Nothing can be as peaceful and endless as a long winter darkness, going on and on, like living in a tunnel where the dark sometimes deepens into night and sometimes eases to twilight, you’re screened from everything, protected, even more alone than usual.
The True Deceiver, Tove Jansson (translated by Thomas Teal)
I love winter. I love bowls of slightly salty porridge with a spoonful of treacle first thing in the morning, before the sun is properly in the sky. I love the darkness, and the cold. I love roaring fires, and coats and boots. I love sitting too close to the radiator, a book balanced on my knees. I love roasts, and deep dishes of creamy potatoes, and generous slices of cake beside pots of coffee. I love warming my hands around a steaming mug of tea. I love inviting groups of friends around and spending a day in front of good films, bringing dishes out of the oven with reassuring regularity.
I look forward to this season every year; the long, quiet weeks following Christmas when everyone is reluctant to leave their homes, when I can decompress and start the year afresh. I spend much of winter in happy hibernation, embracing my more natural introverted state after a December spent being social.

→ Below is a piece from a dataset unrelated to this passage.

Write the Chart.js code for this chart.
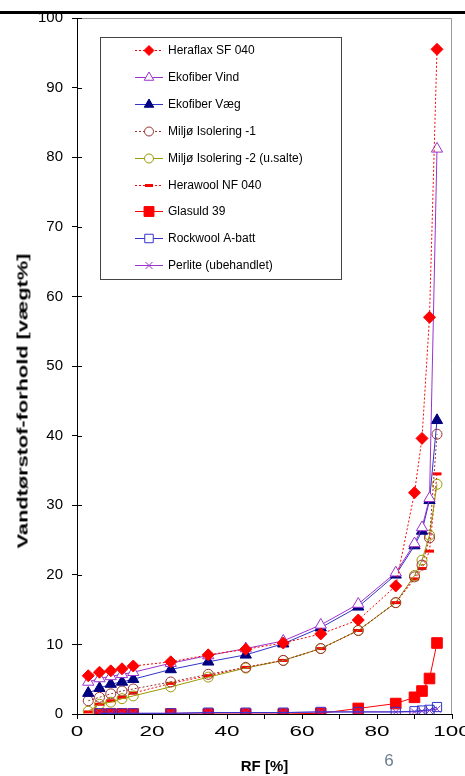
<!DOCTYPE html>
<html>
<head>
<meta charset="utf-8">
<script src="https://cdn.jsdelivr.net/npm/chart.js@4.4.1/dist/chart.umd.min.js"></script>
<style>
  html, body { margin: 0; padding: 0; background: #fff; }
  #wrap { position: relative; width: 465px; height: 776px; overflow: hidden; }
  #wrap canvas { position: absolute; left: 0; top: 0; }
  #topline { position: absolute; left: 0; top: 11px; width: 465px; height: 3px; background: #000; }
  #ytitle {
    position: absolute; left: 22px; top: 401px; white-space: nowrap;
    font: bold 15px "Liberation Sans", Arial, sans-serif;
    transform: translate(-50%, -50%) rotate(-90deg) scaleX(1.45);
  }
  #page {
    position: absolute; left: 389px; top: 761px; transform: translate(-50%, -50%);
    font: 17px "Liberation Sans", Arial, sans-serif; color: #6b7d8f;
  }
</style>
</head>
<body>
<div id="wrap">
  <canvas id="myChart" width="465" height="776"></canvas>
  <div id="topline"></div>
  <div id="ytitle">Vandtørstof-forhold [vægt%]</div>
  <div id="page">6</div>
</div>
<script>
// RF-værdier (x)
const rf = [3, 6, 9, 12, 15, 25, 35, 45, 55, 65, 75, 85, 90, 92, 94, 96];
const rfB = [6, 9, 12, 15, 25, 35, 45, 55, 65, 75, 85, 90, 92, 94, 96];

const heraflax     = [5.5, 6.0, 6.2, 6.5, 6.9, 7.5, 8.5, 9.3, 10.2, 11.5, 13.5, 18.4, 31.8, 39.6, 57.0, 95.5];
const ekofiberVind = [4.6, 5.1, 5.4, 5.7, 6.0, 7.3, 8.4, 9.4, 10.5, 12.8, 15.8, 20.3, 24.5, 26.8, 31.0, 81.2];
const ekofiberVaeg = [3.0, 3.7, 4.3, 4.6, 5.0, 6.4, 7.5, 8.5, 10.1, 12.4, 15.4, 20.0, 24.2, 26.3, 30.7, 42.2];
const miljo1       = [1.9, 2.4, 2.9, 3.3, 3.6, 4.6, 5.7, 6.7, 7.7, 9.4, 12.0, 16.0, 19.7, 21.4, 25.3, 40.2];
const miljo2       = [0.4, 1.4, 1.7, 2.2, 2.6, 3.9, 5.3, 6.6, 7.7, 9.4, 12.0, 16.0, 19.9, 22.1, 25.7, 33.0];
const herawool     = [0.3, 1.4, 1.9, 2.4, 3.0, 4.4, 5.5, 6.7, 7.7, 9.4, 12.0, 16.0, 19.4, 20.9, 23.4, 34.5];
const glasuld      = [0, 0, 0, 0, 0, 0, 0, 0, 0.1, 0.8, 1.5, 2.4, 3.3, 5.1, 10.2];
const rockwool     = [0.1, 0.1, 0.1, 0.1, 0.1, 0.2, 0.2, 0.2, 0.3, 0.3, 0.3, 0.4, 0.5, 0.6, 1.0];
const perlite      = [0.1, 0.1, 0.1, 0.1, 0.1, 0.2, 0.2, 0.2, 0.3, 0.3, 0.3, 0.3, 0.4, 0.5, 0.7];

const xTicks = [0, 20, 40, 60, 80, 100];

function pts(xs, ys) {
  return xs.map((x, i) => ({ x: x, y: ys[i] }));
}

function serie(label, xs, ys, line, dash, style, fill, border, radius, bw, legendR, order) {
  return {
    label: label,
    data: pts(xs, ys),
    showLine: true,
    borderColor: line,
    borderWidth: 1,
    borderDash: dash,
    pointStyle: style,
    pointBackgroundColor: fill,
    pointBorderColor: border,
    pointBorderWidth: bw,
    pointRadius: radius,
    pointHoverRadius: radius,
    legendRadius: legendR,
    order: order
  };
}

const dot = [2, 2];
const datasets = [
  serie('Heraflax SF 040', rf, heraflax, '#ff0000', dot, 'rectRot', '#ff0000', '#ff0000', 6, 1, 5, 0),
  serie('Ekofiber Vind', rf, ekofiberVind, '#9933cc', [], 'triangle', '#ffffff', '#9933cc', 6.5, 1, 5.5, 0),
  serie('Ekofiber Væg', rf, ekofiberVaeg, '#3333cc', [], 'triangle', '#000080', '#000080', 6.5, 1, 5.5, 0),
  serie('Miljø Isolering -1', rf, miljo1, '#993333', dot, 'circle', 'rgba(0,0,0,0)', '#993333', 5, 1, 4.5, 0),
  serie('Miljø Isolering -2 (u.salte)', rf, miljo2, '#999900', [], 'circle', 'rgba(0,0,0,0)', '#999900', 5, 1, 4.5, 0),
  serie('Herawool NF 040', rf, herawool, '#ff0000', dot, 'line', '#ff0000', '#ff0000', 4.5, 3, 4, 0),
  serie('Glasuld 39', rfB, glasuld, '#ff0000', [], 'rect', '#ff0000', '#ff0000', 7.5, 1, 7, 1),
  serie('Rockwool A-batt', rfB, rockwool, '#3333cc', [], 'rect', 'rgba(0,0,0,0)', '#3333cc', 6.5, 1, 6, -2),
  serie('Perlite (ubehandlet)', rfB, perlite, '#9933cc', [], 'crossRot', '#9933cc', '#9933cc', 5, 1, 5, -1)
];

// legende-boks inde i plotområdet
const legendBox = {
  id: 'legendBox',
  afterDraw(chart) {
    const ctx = chart.ctx;
    const left = 100, top = 37, w = 241, h = 242;
    ctx.save();
    ctx.fillStyle = '#fff';
    ctx.fillRect(left, top, w, h);
    ctx.strokeStyle = '#444';
    ctx.lineWidth = 1;
    ctx.strokeRect(left + 0.5, top + 0.5, w, h);
    chart.data.datasets.forEach((ds, i) => {
      const y = Math.round(top + 13 + i * 26.9) + 0.5;
      ctx.beginPath();
      ctx.setLineDash(ds.borderDash);
      ctx.strokeStyle = ds.borderColor;
      ctx.lineWidth = 1;
      ctx.moveTo(135, y);
      ctx.lineTo(163, y);
      ctx.stroke();
      ctx.setLineDash([]);
      ctx.fillStyle = ds.pointBackgroundColor === 'rgba(0,0,0,0)' ? '#fff' : ds.pointBackgroundColor;
      ctx.strokeStyle = ds.pointBorderColor;
      ctx.lineWidth = ds.pointBorderWidth;
      Chart.helpers.drawPoint(ctx, {
        pointStyle: ds.pointStyle, rotation: 0,
        radius: ds.legendRadius, borderWidth: ds.pointBorderWidth
      }, 149, y);
      ctx.fillStyle = '#000';
      ctx.font = '12px "Liberation Sans", Arial';
      ctx.textBaseline = 'middle';
      ctx.textAlign = 'left';
      ctx.fillText(ds.label, 168, y);
    });
    ctx.restore();
  }
};

// grå ramme øverst/højre, indvendige y-streger og x-tal
const frame = {
  id: 'frame',
  beforeDatasetsDraw(chart) {
    const ctx = chart.ctx;
    const a = chart.chartArea;
    const ys = chart.scales.y;
    const xs = chart.scales.x;
    ctx.save();
    ctx.strokeStyle = '#999';
    ctx.lineWidth = 1;
    ctx.beginPath();
    ctx.moveTo(a.left, a.top + 0.5);
    ctx.lineTo(a.right - 0.5, a.top + 0.5);
    ctx.lineTo(a.right - 0.5, a.bottom);
    ctx.stroke();
    ctx.strokeStyle = '#000';
    ys.ticks.forEach(t => {
      const py = Math.round(ys.getPixelForValue(t.value)) + 0.5;
      ctx.beginPath();
      ctx.moveTo(a.left, py);
      ctx.lineTo(a.left + 5, py);
      ctx.stroke();
    });
    ctx.fillStyle = '#000';
    ctx.font = '15px "Liberation Sans", Arial';
    ctx.textAlign = 'center';
    ctx.textBaseline = 'middle';
    xTicks.forEach(v => {
      const px = xs.getPixelForValue(v);
      ctx.save();
      ctx.translate(px, 732);
      ctx.scale(1.5, 1);
      ctx.fillText(String(v), 0, 0);
      ctx.restore();
    });
    ctx.restore();
  }
};

const ctx = document.getElementById('myChart').getContext('2d');
new Chart(ctx, {
  type: 'scatter',
  data: { datasets: datasets },
  options: {
    responsive: false,
    animation: false,
    layout: { padding: { top: 18, right: 13, left: 0, bottom: 0 } },
    plugins: { legend: { display: false }, tooltip: { enabled: false } },
    scales: {
      x: {
        type: 'linear', min: 0, max: 100,
        afterFit: s => { s.height = 62; },
        ticks: { stepSize: 10, display: false },
        grid: { drawOnChartArea: false, tickLength: 5, color: '#000' },
        border: { color: '#000', width: 1 },
        title: {
          display: true, text: 'RF [%]', color: '#000',
          font: { family: '"Liberation Sans", Arial', size: 15, weight: 'bold' },
          padding: { top: 0, bottom: 0 }
        }
      },
      y: {
        min: 0, max: 100,
        afterFit: s => { s.width = 77; },
        ticks: {
          stepSize: 10, padding: 9, color: '#000',
          font: { family: '"Liberation Sans", Arial', size: 15 }
        },
        grid: { drawOnChartArea: false, tickLength: 5, color: '#000' },
        border: { color: '#000', width: 1 }
      }
    }
  },
  plugins: [frame, legendBox]
});
</script>
</body>
</html>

The solitude and quiet allows me time and space to luxuriate in literature; winter is the season during which I read most prolifically. I take frequently to my bath, filling it with bubbles and spending hours topping up the hot water, devouring books in their entirety. I snuggle up with woollen blankets in my armchair, spending time with books I might not commit to at other points in the year. Januarys past have seen me dive straight into Anna Karenina, Moby Dick, and A Suitable Boy: weighty tomes that defy the daily commute, and are best read on the sofa. I immerse myself in worlds white with winter: in Narnia, Scandinavia, rural Russia, and the coldest English days, when the crisp, fresh snow underfoot seems to make its way off the page and into my living room.
At this time of year, everything happens slowly – the oven takes longer to warm up, bread takes an age to rise, and mornings seem to arrive at a snail’s pace. It is antithetical to the way I live during the rest of the year, when I bustle from task to task and place to place with a ‘To Do’ list as long as my arm. This side of Christmas, it’s impossible to bustle. Even the kettle takes more time to boil.
In the deep midwinter, it often seems as if the cold will continue in perpetuity. I may love winter but, after the barren months, when much of our fresh food is pulled from beneath the ground, I begin to happily anticipate the early green shoots that herald the arrival of spring.